Антимузыкальность Брюсова, вопреки внешней (местной) музыкальности целого ряда стихотворений — антимузыкальность сущности, сушь, отсутствие реки. Вспоминаю слово недавно скончавшейся своеобразной и глубокой поэтессы Аделаиды Герцык о Максе Волошине и мне, тогда 17–летней: «В вас больше реки, чем берегов, в нем — берегов, чем реки». Брюсов же был сплошным берегом, гранитным. Сопровождающий и сдерживающий (в пределах города) городской береговой гранит — вот взаимоотношение Брюсова с современной ему живой рекой поэзии. За — городом набережная теряет власть. Так, не предотвратил ни окраинного Маяковского, ни ржаного Есенина, ни героя своей последней и жесточайшей ревности — небывалого, как первый день творения, Пастернака. Все же, что город, кабинет, цех, если не иссякло от него, то приняло его очертания.

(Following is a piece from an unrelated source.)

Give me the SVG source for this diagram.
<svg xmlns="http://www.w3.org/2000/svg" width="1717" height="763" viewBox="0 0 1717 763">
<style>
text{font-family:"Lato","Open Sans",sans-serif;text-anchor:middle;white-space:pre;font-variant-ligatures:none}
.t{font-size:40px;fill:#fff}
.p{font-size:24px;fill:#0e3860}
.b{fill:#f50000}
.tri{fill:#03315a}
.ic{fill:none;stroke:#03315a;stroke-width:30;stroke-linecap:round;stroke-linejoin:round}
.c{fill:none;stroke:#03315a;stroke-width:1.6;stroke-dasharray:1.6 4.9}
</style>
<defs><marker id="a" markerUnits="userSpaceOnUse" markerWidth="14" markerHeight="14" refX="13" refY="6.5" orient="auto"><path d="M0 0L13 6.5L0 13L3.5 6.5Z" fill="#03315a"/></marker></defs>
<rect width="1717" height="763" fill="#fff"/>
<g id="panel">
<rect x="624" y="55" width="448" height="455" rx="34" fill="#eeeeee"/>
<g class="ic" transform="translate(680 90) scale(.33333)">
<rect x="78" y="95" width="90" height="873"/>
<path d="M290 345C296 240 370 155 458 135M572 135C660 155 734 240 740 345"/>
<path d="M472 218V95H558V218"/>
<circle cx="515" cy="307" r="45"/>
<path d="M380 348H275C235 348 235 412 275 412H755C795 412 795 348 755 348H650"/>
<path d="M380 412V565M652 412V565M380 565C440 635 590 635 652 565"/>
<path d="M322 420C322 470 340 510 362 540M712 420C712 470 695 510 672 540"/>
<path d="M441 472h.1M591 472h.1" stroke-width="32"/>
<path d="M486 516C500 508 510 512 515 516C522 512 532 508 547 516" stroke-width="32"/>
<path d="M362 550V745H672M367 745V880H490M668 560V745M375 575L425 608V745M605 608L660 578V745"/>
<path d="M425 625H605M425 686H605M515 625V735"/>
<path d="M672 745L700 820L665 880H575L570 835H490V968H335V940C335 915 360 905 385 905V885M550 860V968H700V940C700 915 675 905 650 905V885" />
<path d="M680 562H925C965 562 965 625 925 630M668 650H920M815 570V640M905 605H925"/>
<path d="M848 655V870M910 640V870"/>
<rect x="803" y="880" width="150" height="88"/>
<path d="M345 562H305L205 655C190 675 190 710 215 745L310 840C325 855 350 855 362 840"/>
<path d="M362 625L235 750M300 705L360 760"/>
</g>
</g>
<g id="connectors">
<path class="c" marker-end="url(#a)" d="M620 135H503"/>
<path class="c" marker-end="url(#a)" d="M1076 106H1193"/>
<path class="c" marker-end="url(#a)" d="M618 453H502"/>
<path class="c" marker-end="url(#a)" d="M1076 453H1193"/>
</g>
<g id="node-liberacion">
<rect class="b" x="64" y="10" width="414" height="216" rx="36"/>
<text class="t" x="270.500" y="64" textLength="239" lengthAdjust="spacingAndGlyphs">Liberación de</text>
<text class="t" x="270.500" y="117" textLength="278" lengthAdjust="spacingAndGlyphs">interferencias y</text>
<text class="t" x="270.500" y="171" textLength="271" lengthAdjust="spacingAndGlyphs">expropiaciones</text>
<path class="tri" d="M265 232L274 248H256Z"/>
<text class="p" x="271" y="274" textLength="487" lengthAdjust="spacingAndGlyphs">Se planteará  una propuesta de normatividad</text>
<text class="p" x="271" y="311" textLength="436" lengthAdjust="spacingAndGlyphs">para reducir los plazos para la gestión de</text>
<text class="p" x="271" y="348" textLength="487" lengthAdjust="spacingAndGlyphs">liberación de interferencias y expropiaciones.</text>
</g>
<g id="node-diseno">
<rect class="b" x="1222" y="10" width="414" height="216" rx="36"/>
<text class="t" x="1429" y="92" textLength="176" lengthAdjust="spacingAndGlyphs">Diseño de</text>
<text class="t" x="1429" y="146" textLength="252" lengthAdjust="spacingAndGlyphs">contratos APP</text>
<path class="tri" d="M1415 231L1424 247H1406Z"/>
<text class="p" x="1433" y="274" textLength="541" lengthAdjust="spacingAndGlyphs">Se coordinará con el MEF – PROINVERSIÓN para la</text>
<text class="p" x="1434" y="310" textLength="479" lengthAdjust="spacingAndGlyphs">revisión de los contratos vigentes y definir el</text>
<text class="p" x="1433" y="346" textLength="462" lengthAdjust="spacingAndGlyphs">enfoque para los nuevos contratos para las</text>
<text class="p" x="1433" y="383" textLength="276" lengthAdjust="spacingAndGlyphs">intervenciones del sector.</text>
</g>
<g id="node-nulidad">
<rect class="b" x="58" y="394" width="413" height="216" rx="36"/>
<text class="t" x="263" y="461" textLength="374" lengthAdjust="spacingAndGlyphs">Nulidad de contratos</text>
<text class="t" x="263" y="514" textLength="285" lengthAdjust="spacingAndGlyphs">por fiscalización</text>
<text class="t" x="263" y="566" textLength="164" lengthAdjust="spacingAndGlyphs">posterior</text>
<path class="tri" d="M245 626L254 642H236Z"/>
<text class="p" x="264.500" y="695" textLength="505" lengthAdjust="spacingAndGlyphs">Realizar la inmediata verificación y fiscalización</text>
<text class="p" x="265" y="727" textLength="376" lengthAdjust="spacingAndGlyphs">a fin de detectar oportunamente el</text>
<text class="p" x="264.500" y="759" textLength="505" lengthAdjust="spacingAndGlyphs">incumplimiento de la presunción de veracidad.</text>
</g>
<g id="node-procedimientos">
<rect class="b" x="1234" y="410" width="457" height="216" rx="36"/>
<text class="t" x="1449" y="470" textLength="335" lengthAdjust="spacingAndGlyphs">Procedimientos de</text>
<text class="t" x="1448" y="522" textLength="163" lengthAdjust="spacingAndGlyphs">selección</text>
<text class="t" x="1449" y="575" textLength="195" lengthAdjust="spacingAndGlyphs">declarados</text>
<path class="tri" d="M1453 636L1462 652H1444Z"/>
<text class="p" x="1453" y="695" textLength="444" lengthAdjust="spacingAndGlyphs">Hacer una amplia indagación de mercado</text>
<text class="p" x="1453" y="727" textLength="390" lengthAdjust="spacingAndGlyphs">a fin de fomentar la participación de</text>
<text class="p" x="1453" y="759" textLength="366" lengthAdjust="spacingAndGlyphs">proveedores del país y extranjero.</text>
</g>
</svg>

Вслушиваясь в неумолчное слово Гете: «In der Beschrankung zeigt sich erst der Meister»[38] — слово, направленное на преодоление в себе безмерности (колыбели всякого творчества и, именно как колыбель, преодоленной быть долженствующей), нужно сказать, что в этом смысле Брюсову нечего было преодолевать: он родился ограниченным. Безграничность преодолевается границей, преодолеть же в себе границы никому не дано. Брюсов был бы мастером в гетевском смысле слова только, если бы преодолел в себе природную границу, раздвинул, а может быть, и — разбил себя. Брюсов, в ответ на Моисеев жезл, немотствовал. Он остался invulnèrable[39] (во всем объеме непереводимо), вне лирического потока. Но, утверждаю, матерьялом его был гранит, а не картон.

(Гетевское слово — охрана от демонов: может быть, самой крайней, тайной, безнадежной страсти Брюсова.)

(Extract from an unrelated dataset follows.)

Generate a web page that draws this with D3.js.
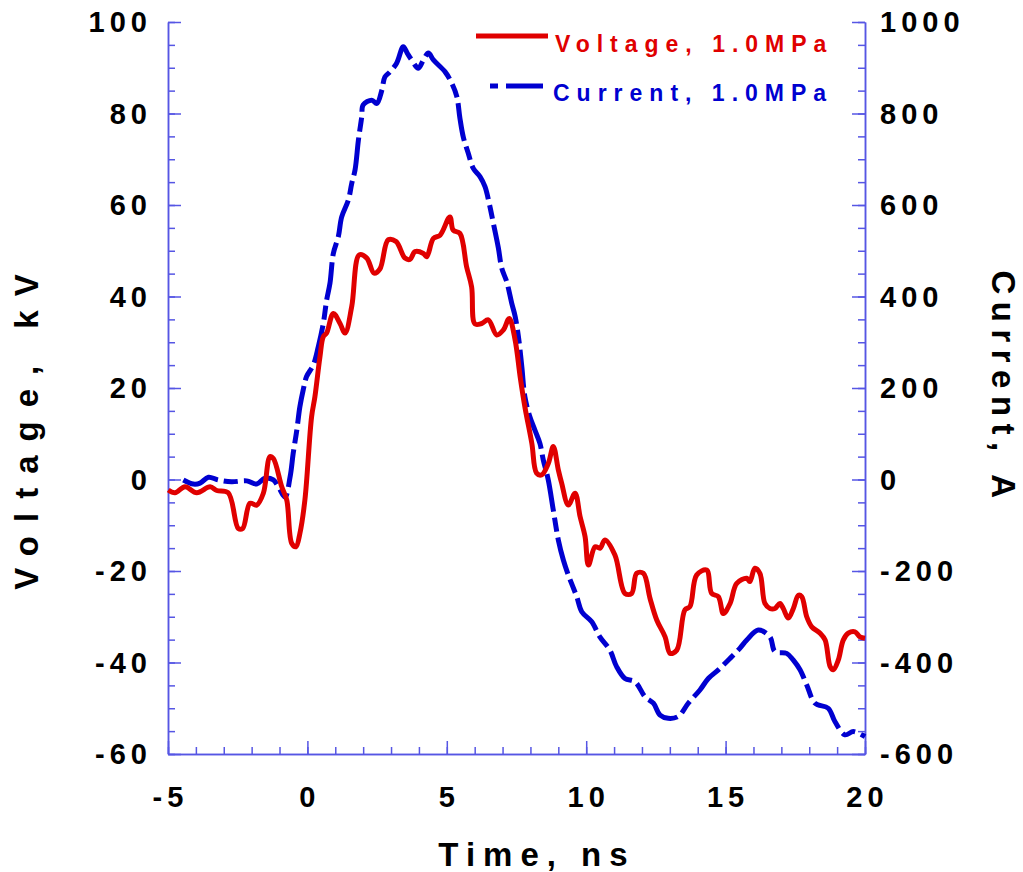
<!doctype html>
<html lang="en">
  <head>
    <meta charset="utf-8" />
    <title>Voltage and current, 1.0 MPa</title>
    <style>
      body { margin: 0; background: #fff; }
      text { font-family: "Liberation Sans", Arial, sans-serif; font-weight: bold; }
    </style>
  </head>
  <body>
    <div id="chart"></div>
    <script src="https://d3js.org/d3.v7.min.js"></script>
    <script>
// time in ns, voltage in kV
var voltTime = [-4.99,-4.75,-4.39,-3.97,-3.49,-3.25,-2.84,-2.48,-2.32,-2.06,-1.82,-1.58,-1.34,-1.22,-0.92,-0.74,-0.56,-0.41,-0.27,-0.09,
  0.15,0.27,0.45,0.57,0.69,0.93,1.17,1.35,1.59,1.86,2.13,2.39,2.60,2.90,3.18,3.50,3.68,3.86,4.16,4.28,4.52,4.76,5.11,5.23,5.47,5.71,5.89,6.01,
  6.25,6.49,6.79,7.03,7.24,7.45,7.63,7.80,8.05,8.22,8.40,8.64,8.82,9.00,9.12,9.36,9.60,9.78,9.96,10.08,10.32,10.50,10.67,11.03,11.39,11.63,
  11.81,12.05,12.29,12.53,12.83,13.01,13.25,13.54,13.72,13.96,14.32,14.50,14.74,14.92,15.16,15.40,15.76,15.87,16.05,16.23,16.41,16.59,16.77,
  16.95,17.07,17.25,17.43,17.61,17.73,17.91,18.09,18.39,18.57,18.75,18.86,19.04,19.22,19.40,19.64,19.82,20.00];
var voltage = [-2.3,-2.9,-1.6,-2.9,-1.6,-2.4,-2.9,-10.7,-10.7,-5.2,-5.6,-3.0,5.0,4.6,-1.6,-4.5,-14.0,-14.7,-11.8,-4.5,
  13.7,18.1,26.8,31.2,32.0,36.3,34.1,32.0,37.8,49.1,48.4,45.1,46.0,52.4,52.0,48.4,48.1,49.8,49.4,48.7,52.7,53.4,57.4,54.5,53.8,46.5,42.1,34.0,
  34.1,34.9,31.6,32.7,35.2,30.5,22.5,15.9,7.9,1.4,1.0,3.5,7.2,2.1,-0.8,-5.6,-3.0,-8.1,-12.5,-18.7,-14.7,-15.0,-13.2,-16.5,-24.9,-24.9,
  -20.5,-20.5,-26.0,-30.7,-34.4,-38.0,-37.3,-28.5,-27.8,-20.9,-19.8,-24.9,-25.6,-29.3,-27.1,-22.7,-21.6,-22.3,-19.4,-20.5,-27.1,-28.2,-28.2,
  -27.1,-28.2,-30.3,-28.2,-25.3,-25.6,-30.0,-32.2,-33.6,-35.1,-40.9,-41.6,-39.5,-35.1,-33.6,-33.3,-34.4,-34.7];

// time in ns, current in A
var currTime = [-4.45,-4.09,-3.85,-3.55,-3.20,-2.72,-2.18,-1.82,-1.52,-1.22,-1.04,-0.80,-0.62,-0.51,-0.38,-0.27,-0.15,-0.03,0.21,0.39,0.57,
  0.69,0.81,0.93,1.11,1.23,1.47,1.59,1.71,1.83,1.95,2.00,2.31,2.49,2.67,2.78,2.96,3.20,3.44,3.58,3.74,3.98,4.16,4.34,4.52,4.94,5.18,5.36,
  5.47,5.59,5.77,5.95,6.19,6.37,6.52,6.67,6.85,6.97,7.15,7.33,7.45,7.57,7.69,7.80,7.98,8.16,8.34,8.46,8.64,8.82,9.00,9.18,9.36,9.66,9.84,
  10.20,10.49,10.85,11.09,11.39,11.75,12.11,12.41,12.65,12.94,13.30,13.66,14.08,14.38,14.74,15.16,15.51,15.76,16.17,16.59,16.77,17.19,17.43,
  17.67,17.91,18.21,18.68,18.92,19.28,19.58,19.88,20.00];
var current = [-1,-10,-8,5,-1,-5,-3,-10,3,-1,-16,-38,6,57,108,159,196,225,250,290,341,
  392,429,494,531,574,611,647,677,742,793,819,829,822,851,880,891,910,946,932,917,899,917,932,917,891,866,837,
  790,749,713,680,662,640,604,560,506,462,432,385,357,312,247,181,137,108,79,43,-1,-67,-132,-176,-209,-256,-289,
  -311,-344,-373,-409,-435,-442,-475,-489,-515,-522,-518,-489,-460,-435,-416,-391,-369,-351,-329,-344,-376,-380,-395,
  -416,-449,-489,-500,-529,-558,-551,-558,-562];

var timeTicks = [-5, 0, 5, 10, 15, 20];
var voltTicks = [100, 80, 60, 40, 20, 0, -20, -40, -60];
var currTicks = [1000, 800, 600, 400, 200, 0, -200, -400, -600];
var legendNames = ["Voltage, 1.0MPa", "Current, 1.0MPa"];

var W = 1023, H = 872;
var red = "#e00000", blue = "#0000d0", axisCol = "#5656e4";

var svg = d3.select("#chart").append("svg")
  .attr("width", W)
  .attr("height", H);

var x = d3.scaleLinear().domain([-5, 20]).range([168, 865]);
var y = d3.scaleLinear().domain([-60, 100]).range([754, 22]);
var yR = d3.scaleLinear().domain([-600, 1000]).range([754, 22]);

// axes: ticks point inward, labels drawn by hand below
function styleAxis(g) {
  g.selectAll("path,line").attr("stroke", axisCol).attr("stroke-width", 1.5);
  g.selectAll("text").remove();
}

svg.append("g").attr("transform", "translate(0,754)")
  .call(d3.axisBottom(x).tickValues(d3.range(-5, 21, 1)).tickSize(-7).tickSizeOuter(0).tickFormat(""))
  .call(styleAxis);
svg.append("g").attr("transform", "translate(0,754)")
  .call(d3.axisBottom(x).tickValues(timeTicks).tickSize(-13).tickSizeOuter(0).tickFormat(""))
  .call(styleAxis);

svg.append("g").attr("transform", "translate(168,0)")
  .call(d3.axisLeft(y).tickValues(d3.range(-60, 101, 5)).tickSize(-7).tickSizeOuter(0).tickFormat(""))
  .call(styleAxis);
svg.append("g").attr("transform", "translate(168,0)")
  .call(d3.axisLeft(y).tickValues(voltTicks).tickSize(-13).tickSizeOuter(0).tickFormat(""))
  .call(styleAxis);

svg.append("g").attr("transform", "translate(865,0)")
  .call(d3.axisRight(yR).tickValues(d3.range(-600, 1001, 50)).tickSize(-7).tickSizeOuter(0).tickFormat(""))
  .call(styleAxis);
svg.append("g").attr("transform", "translate(865,0)")
  .call(d3.axisRight(yR).tickValues(currTicks).tickSize(-13).tickSizeOuter(0).tickFormat(""))
  .call(styleAxis);

// tick labels
var ls = 5;
svg.selectAll(".vl").data(voltTicks).enter().append("text")
  .attr("x", 147 + ls).attr("y", function(d){ return y(d) + 10; })
  .attr("text-anchor", "end").attr("font-size", 29).attr("letter-spacing", ls)
  .text(function(d){ return d; });
svg.selectAll(".cl").data(currTicks).enter().append("text")
  .attr("x", 880).attr("y", function(d){ return yR(d) + 10; })
  .attr("text-anchor", "start").attr("font-size", 29).attr("letter-spacing", ls)
  .text(function(d){ return d; });
svg.selectAll(".tl").data(timeTicks).enter().append("text")
  .attr("x", function(d){ return x(d) + ls / 2; }).attr("y", 807)
  .attr("text-anchor", "middle").attr("font-size", 29).attr("letter-spacing", ls)
  .text(function(d){ return d; });

// axis titles
svg.append("text")
  .attr("transform", "translate(38,425) rotate(-90)")
  .attr("text-anchor", "middle").attr("font-size", 33).attr("letter-spacing", 14)
  .text("Voltage, kV");
svg.append("text")
  .attr("transform", "translate(992,388) rotate(90)")
  .attr("text-anchor", "middle").attr("font-size", 33).attr("letter-spacing", 7.5)
  .text("Current, A");
svg.append("text")
  .attr("x", 537).attr("y", 866)
  .attr("text-anchor", "middle").attr("font-size", 33).attr("letter-spacing", 8)
  .text("Time, ns");

// curves
var lineV = d3.line()
  .x(function(d, i){ return x(voltTime[i]); })
  .y(function(d){ return y(d); })
  .curve(d3.curveCatmullRom.alpha(0.5));
var lineI = d3.line()
  .x(function(d, i){ return x(currTime[i]); })
  .y(function(d){ return yR(d); })
  .curve(d3.curveCatmullRom.alpha(0.5));

svg.append("path")
  .datum(current)
  .attr("d", lineI)
  .attr("fill", "none")
  .attr("stroke", blue)
  .attr("stroke-width", 5)
  .attr("stroke-dasharray", "38,6,14,6")
  .attr("stroke-linejoin", "round");

svg.append("path")
  .datum(voltage)
  .attr("d", lineV)
  .attr("fill", "none")
  .attr("stroke", red)
  .attr("stroke-width", 5)
  .attr("stroke-linejoin", "round");

// legend
svg.append("line").attr("x1", 476).attr("x2", 548).attr("y1", 36).attr("y2", 36)
  .attr("stroke", red).attr("stroke-width", 5);
svg.append("line").attr("x1", 490).attr("x2", 543).attr("y1", 86).attr("y2", 86)
  .attr("stroke", blue).attr("stroke-width", 5).attr("stroke-dasharray", "8,8,37,7");
svg.selectAll(".lg").data(legendNames).enter().append("text")
  .attr("x", function(d, i){ return i == 0 ? 555 : 553; })
  .attr("y", function(d, i){ return i == 0 ? 52 : 101; })
  .attr("font-size", 23).attr("letter-spacing", 7)
  .attr("fill", function(d, i){ return i == 0 ? red : blue; })
  .text(function(d){ return d; });
    </script>
  </body>
</html>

Брюсов был римлянином. Только в таком подходе — разгадка и справедливость. За его спиной, явственно, Капитолий, а не Олимп. Боги его никогда не вмешивались в Троянские бои, — вспомните раненую Афродиту! молящую Фетиду! омраченного — неминуемой гибелью Ахилла — Зевеса. Брюсовские боги высились и восседали, окончательно покончившие с заоблачьем и осевшие на земле боги. Но, настаиваю, матерьялом их был мрамор, а не гипс.

Не хочу лжи о Брюсове, не хочу посмертного лягания Брюсова. Брюсов не был quantite negligeable[40], еще меньше gualite[41]. По рожденью русский целиком, он являет собою загадку. Такого второго случая в русской лирике не было: застегнутый наглухо поэт. Тютчев? Но это — в жизни: в черновике, в подстрочнике лиры. Брюсов же именно в творении своем был застегнут (а не забит ли?) наглухо, забронирован без возможности прорыва. Какой же это росс? И какой же это поэт? Русский — достоверно, поэт — достоверно тоже: в пределах воли человеческой — поэт. Поэт предела. Есть такие дома, первые, когда подъезжаешь к большому городу: многоокие (многооконные), но — слепые какие‑то, с полной немыслимостью в них жизни. Казенные (и, уже лирически), казненные. Таким домом мне мерещится творчество Брюсова. А в высших его достижениях гранитным коридором, выход которого — тупик.

Брюсов: поэт входов без выходов.

Чтобы не звучало голословно, читатель, проверь: хотелось ли тебе хоть раз продлить стихотворение Брюсова? (Гетевское: «Verweile doch! du bist so schon!»[42]) Было ли у тебя хоть раз чувство оборванности (вел и бросил!), разверзлась ли хоть раз на неучтимость сердечного обмирания за строками — страна, куда стихи только ход: в самой дальней дали — на самую дальную даль — распахнутые врата. Душу, как Музыка, срывал тебе Брюсов? («Всё? Уже?») Душа, как после музыки, взмаливалась к Брюсову: «Уже? Еще!» Выходил ли ты хоть раз из этой встречи — неудовлетворенным?

Нет, Брюсов удовлетворяет вполне, дает все и ровно то, что обещал, из его книги выходишь, как из выгодной сделки (показательно: с другими поэтами — книга ушла, ты вслед, с Брюсовым: ты ушел, книга — осталась) — и, если чего‑нибудь не хватает, то именно — неудовлетворенности.

Под каждым стихотворением Брюсова невидимо проставленное «конец». Брюсов, для цельности, должен был бы проставлять его и графически (типографически).